OK, so that’s NGC 3370. But there’s more stuff in the image, too. My favorite bit is to the left of the galaxy:

A reddish spiral galaxy with a bright star in it, and a fainter, even redder galaxy behind it.

Wheels within wheels. Credit: ESA/Hubble & NASA, A. Riess, K. Noll

I looked in a database of astronomical objects and didn’t find a name or catalog entry for this galaxy. But it’s clearly a spiral galaxy (a barred spiral, for that matter) and it’s presumably much more distant than NGC 3370. Without knowing its true size that’s not easy to guess. 

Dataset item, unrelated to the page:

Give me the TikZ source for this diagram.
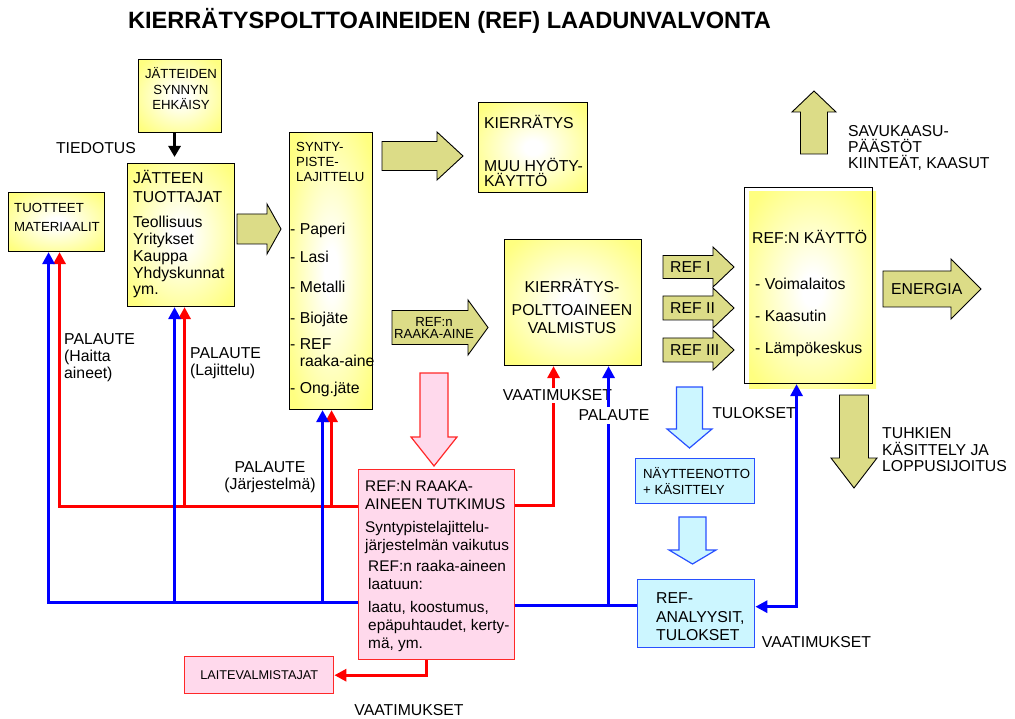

I love this part of the image because of its layers. That bright star in the center is very likely inside our own Milky Way galaxy, so maybe a few thousand light-years away (more or less). But the spiral galaxy is hundreds of millions of light-years away! Not only that, but that red smudge just below the center of the galaxy is an even more distant galaxy, reddened both due to the expansion of the Universe as well as dust in the foreground galaxy — made of tiny grains of rock and soot created by dying stars, dust absorbs and scatters blue light but lets red through, so it reddens objects behind it, similar to how junk in our air makes the setting Sun look red.

There’s also that compact spiral to the upper right. Is it closer? Farther? ¯\_()_/¯ 

There are a lot of other, even more distant galaxies scattered around the image. The smallest and faintest might be billions of light-years away. For many, when the light we see left them, Earth didn’t exist. The atoms of our planet were still scattered around in a nebula somewhere, or still being cooked from lighter elements inside a massive star destined to someday explode and seed those atoms into the nebula.

So yeah. Take a good, long look at this image. There’s a lot to see in it…like all of space and time.